Who Are You?

I was fingerprinted this morning.

No, you’re not going to see me on the national news, being led away in handcuffs from the scene of some horrible pre-caffeinated rage crime. Believe it or not, I had to be printed for my job.

This statement is just going to fuel those pesky secret agent rumors. I know it.

Truth of the matter is, while what I do does require a bit of clearance from the agency to which I am detailed, I really don’t do anything that would demand this level of security clearance. However, the federal government, being the machine of brilliance and preparedness that it is (and not the least bit hyperbolic in its actions whatsoever), has decided that all people affiliated with any aspect of the federal government will inevitably have to go through this security process.

Which is how I ended up being fingerprinted while my two pieces of government-issued photo identification were scanned and I was photographed. And then everything was uploaded into a government database to be processed to confirm that I am who I say I am, and that I have not committed any sort of crime that would prevent me from receiving final clearance.

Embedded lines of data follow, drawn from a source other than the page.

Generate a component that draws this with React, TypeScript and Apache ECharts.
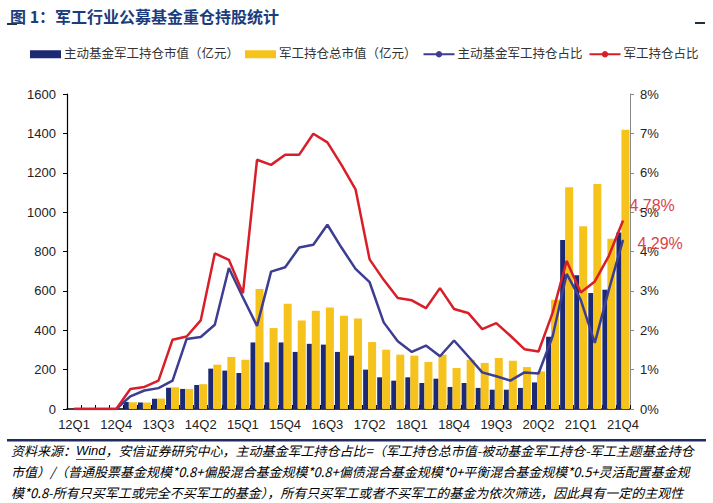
import React, { useEffect, useRef } from "react";
import * as echarts from "echarts";

const categories = [
  "12Q1", "12Q2", "12Q3", "12Q4", "13Q1", "13Q2", "13Q3", "13Q4",
  "14Q1", "14Q2", "14Q3", "14Q4", "15Q1", "15Q2", "15Q3", "15Q4",
  "16Q1", "16Q2", "16Q3", "16Q4", "17Q1", "17Q2", "17Q3", "17Q4",
  "18Q1", "18Q2", "18Q3", "18Q4", "19Q1", "19Q2", "19Q3", "19Q4",
  "20Q1", "20Q2", "20Q3", "20Q4", "21Q1", "21Q2", "21Q3", "21Q4",
];

// 主动基金军工持仓市值（亿元）
const activeValue = [
  0, 0, 0, 0, 36, 33, 52, 108, 102, 122, 205, 195, 183, 338, 237, 338,
  290, 331, 327, 290, 271, 200, 161, 144, 161, 132, 154, 112, 132, 107,
  98, 98, 107, 135, 367, 858, 679, 589, 606, 897,
];

// 军工持仓总市值（亿元）
const totalValue = [
  0, 0, 0, 0, 34, 33, 53, 110, 102, 126, 225, 264, 250, 610, 411, 535,
  449, 499, 516, 474, 460, 340, 301, 276, 271, 239, 276, 208, 250, 234,
  259, 245, 213, 191, 555, 1126, 928, 1143, 865, 1419,
];

// 主动基金军工持仓占比 (%)
const activeRatio = [
  0, 0, 0, 0, 0.32, 0.47, 0.53, 0.72, 1.78, 1.83, 2.14, 3.58, 2.83, 2.11,
  3.49, 3.6, 4.1, 4.17, 4.68, 4.1, 3.56, 3.22, 2.2, 1.72, 1.45, 1.61, 1.34,
  1.74, 1.34, 0.93, 0.83, 0.72, 0.93, 0.9, 1.84, 3.43, 2.77, 1.68, 3.03, 4.29,
];

// 军工持仓占比 (%)
const totalRatio = [
  0, 0, 0, 0, 0.51, 0.56, 0.72, 1.76, 1.84, 2.25, 3.95, 3.79, 2.94, 6.33,
  6.2, 6.46, 6.46, 6.99, 6.77, 6.2, 5.58, 3.8, 3.28, 2.82, 2.76, 2.56, 3.07,
  2.54, 2.44, 2.03, 2.18, 1.86, 1.52, 1.46, 2.44, 3.76, 2.96, 3.24, 3.89, 4.78,
];

const leftTicks = { min: 0, max: 1600, interval: 200 };
const rightTicks = { min: 0, max: 8, interval: 1 };

const seriesNames = [
  "主动基金军工持仓市值（亿元）",
  "军工持仓总市值（亿元）",
  "主动基金军工持仓占比",
  "军工持仓占比",
];

const titleText = "图 1：军工行业公募基金重仓持股统计";
const noteLines = [
  "资料来源：Wind，安信证券研究中心，主动基金军工持仓占比=（军工持仓总市值-被动基金军工持仓-军工主题基金持仓",
  "市值）/（普通股票基金规模*0.8+偏股混合基金规模*0.8+偏债混合基金规模*0+平衡混合基金规模*0.5+灵活配置基金规",
  "模*0.8-所有只买军工或完全不买军工的基金），所有只买军工或者不买军工的基金为依次筛选，因此具有一定的主观性",
];

const FONT = "'Liberation Sans', Arial, 'Noto Sans CJK SC', sans-serif";
const NAVY = "#1b2a72";
const GOLD = "#f6c21c";
const RED = "#d81e28";
const INDIGO = "#3d3d92";
const LABEL_RED = "#d9444c";

function lastLabel(arr: number[], offset: number[], color: string) {
  return arr.map((v, i) =>
    i === arr.length - 1
      ? {
          value: v,
          symbol: "circle",
          symbolSize: 1,
          itemStyle: { color },
          label: {
            show: true,
            position: "right",
            distance: 5,
            offset,
            formatter: "{c}%",
            color: LABEL_RED,
            opacity: 1,
            fontSize: 16,
            fontFamily: FONT,
          },
        }
      : v
  );
}

export default function App() {
  const ref = useRef<HTMLDivElement>(null);

  useEffect(() => {
    if (!ref.current) return;
    const chart = echarts.init(ref.current, undefined, { renderer: "svg" });
    const noteRich = noteLines.map((t, i) => {
      if (i === 0) {
        const parts = t.split("Wind");
        return `{a|${parts[0]}}{w|Wind}{a|${parts[1]}}`;
      }
      return `{a|${t}}`;
    });
    const richStyle = {
      a: {
        fontSize: 13,
        fontStyle: "italic",
        color: "#4b5d90",
        fontFamily: "'Noto Sans CJK SC', sans-serif",
      },
      w: {
        fontSize: 13,
        fontStyle: "italic",
        color: "#2a5aa8",
        fontFamily: FONT,
      },
    };
    chart.setOption({
      animation: false,
      backgroundColor: "#ffffff",
      textStyle: { fontFamily: FONT },
      title: {
        text: titleText,
        left: 5,
        top: 3,
        textStyle: {
          fontSize: 16,
          fontWeight: "bold",
          color: "#1c3c7c",
          fontFamily: "'Noto Sans CJK SC', sans-serif",
        },
      },
      legend: {
        left: 25,
        top: 43,
        itemGap: 6,
        itemWidth: 31,
        itemHeight: 8,
        textStyle: { fontSize: 12.5, color: "#333", fontFamily: FONT, padding: [0, 0, 0, -2] },
        data: [
          { name: seriesNames[0], icon: "rect" },
          { name: seriesNames[1], icon: "rect" },
          { name: seriesNames[2] },
          { name: seriesNames[3] },
        ],
      },
      grid: { left: 67, right: 83, top: 94, bottom: 94, containLabel: false },
      xAxis: {
        type: "category",
        data: categories,
        boundaryGap: true,
        axisLine: { show: true, lineStyle: { color: "#000", width: 1.5 } },
        axisTick: {
          show: true,
          inside: true,
          length: 4,
          interval: 0,
          lineStyle: { color: "#000" },
        },
        axisLabel: {
          interval: 2,
          fontSize: 13,
          color: "#222",
          margin: 9,
          fontFamily: FONT,
        },
      },
      yAxis: [
        {
          type: "value",
          min: leftTicks.min,
          max: leftTicks.max,
          interval: leftTicks.interval,
          splitLine: { show: false },
          axisLine: { show: true, lineStyle: { color: "#000", width: 1.2 } },
          axisTick: { show: true, length: 4, lineStyle: { color: "#000" } },
          axisLabel: {
            fontSize: 13,
            color: "#222",
            margin: 11,
            fontFamily: FONT,
            formatter: (v: number) => String(v),
          },
        },
        {
          type: "value",
          position: "right",
          min: rightTicks.min,
          max: rightTicks.max,
          interval: rightTicks.interval,
          splitLine: { show: false },
          axisLine: { show: true, lineStyle: { color: "#8a8a8a", width: 1 } },
          axisTick: { show: true, length: 4, lineStyle: { color: "#8a8a8a" } },
          axisLabel: {
            fontSize: 13,
            color: "#222",
            margin: 10,
            fontFamily: FONT,
            formatter: "{value}%",
          },
        },
      ],
      series: [
        {
          name: seriesNames[0],
          type: "bar",
          data: activeValue,
          barWidth: 5,
          barGap: "0%",
          itemStyle: { color: NAVY },
        },
        {
          name: seriesNames[1],
          type: "bar",
          data: totalValue,
          barWidth: 8,
          barGap: "0%",
          itemStyle: { color: GOLD },
        },
        {
          name: seriesNames[2],
          type: "line",
          yAxisIndex: 1,
          data: lastLabel(activeRatio, [9, 3], INDIGO),
          symbol: "none",
          lineStyle: { color: INDIGO, width: 2.5 },
          itemStyle: { color: INDIGO },
          z: 3,
        },
        {
          name: seriesNames[3],
          type: "line",
          yAxisIndex: 1,
          data: lastLabel(totalRatio, [1, -15], RED),
          symbol: "none",
          lineStyle: { color: RED, width: 2.5 },
          itemStyle: { color: RED },
          z: 4,
        },
      ],
      graphic: [
        { type: "rect", left: 7, top: 23, shape: { width: 10, height: 2 }, style: { fill: "#22303c" } },
        { type: "rect", left: 695, top: 22, shape: { width: 10, height: 2 }, style: { fill: "#22303c" } },
        { type: "rect", left: 7, top: 439, shape: { width: 699, height: 2.5 }, style: { fill: "#1f2c62" } },
        ...noteRich.map((t, i) => ({
          type: "text",
          left: 11,
          top: 444 + i * 21,
          style: { text: t, rich: richStyle },
        })),
        { type: "rect", left: 76, top: 459, shape: { width: 29, height: 1 }, style: { fill: "#2a5aa8" } },
      ],
    });
    return () => chart.dispose();
  }, []);

  return (
    <div
      ref={ref}
      style={{ position: "fixed", left: 0, top: 0, width: 713, height: 503 }}
    />
  );
}
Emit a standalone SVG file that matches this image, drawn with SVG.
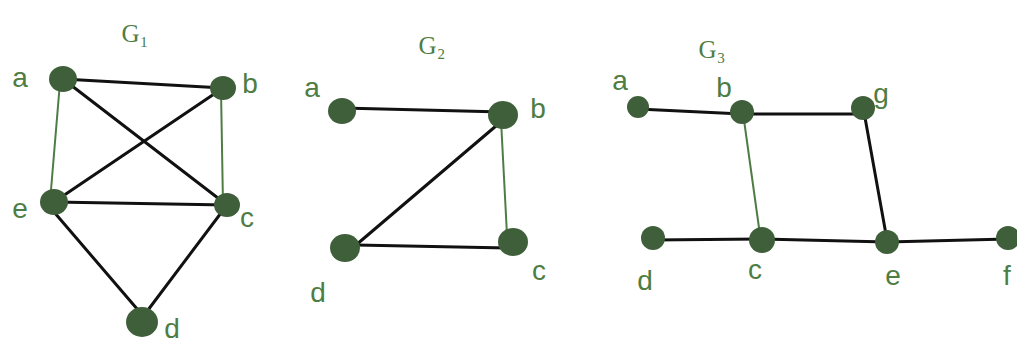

After the initial disappointment I felt when I realized that: A) I was actually going to be fingerprinted (there was some confusion about this fact from my sponsor); and B) the fingerprinting wasn’t going to be done by Sara Sidle, I settled into a state of conflicted resignation. The tech-geek side of me was fascinated by the tool they used to capture my fingerprints. Gone are the days of messy ink stains and paper ten-cards. It’s all digital, denizens. You know those machines we see those TV CSIs using? The ones that always make us roll our eyes and tsk in disbelief?

They’re real.

The security agent pulled out this device that was no bigger than a box of teabags and proceeded to print my fingers, just like you see them doing it on TV. Each finger, rolled across a plexiglass slide. Each print immediately captured in a digital image on his screen, saved to the appropriate designated box. Took fewer than 5 minutes.

While the tech-geek was mesmerized by all this, the conspiracy side of me was raging over the fact that the digital capturing of my fingerprints has somehow stolen that much more of my privacy. Kind of like how those isolated tribes felt that pieces of their souls were stolen away every time one of those pesky National Geographic excursions came through to photograph them.

If you hadn’t noticed this about me, I’m a bit of a private wolf. I like keeping as much personal information as I can…well, personal. I know it makes me seem paranoid (which I admittedly am), but I like the false belief that I have some shred of control over my identity. Up until this morning, one of the things over which I thought I would always have control was my fingerprints not being in any database.

Now, like those sad little tribes and their ever-shrinking souls, another little piece of my privacy has been hacked away. And they couldn’t even send Sara Sidle to do the hacking.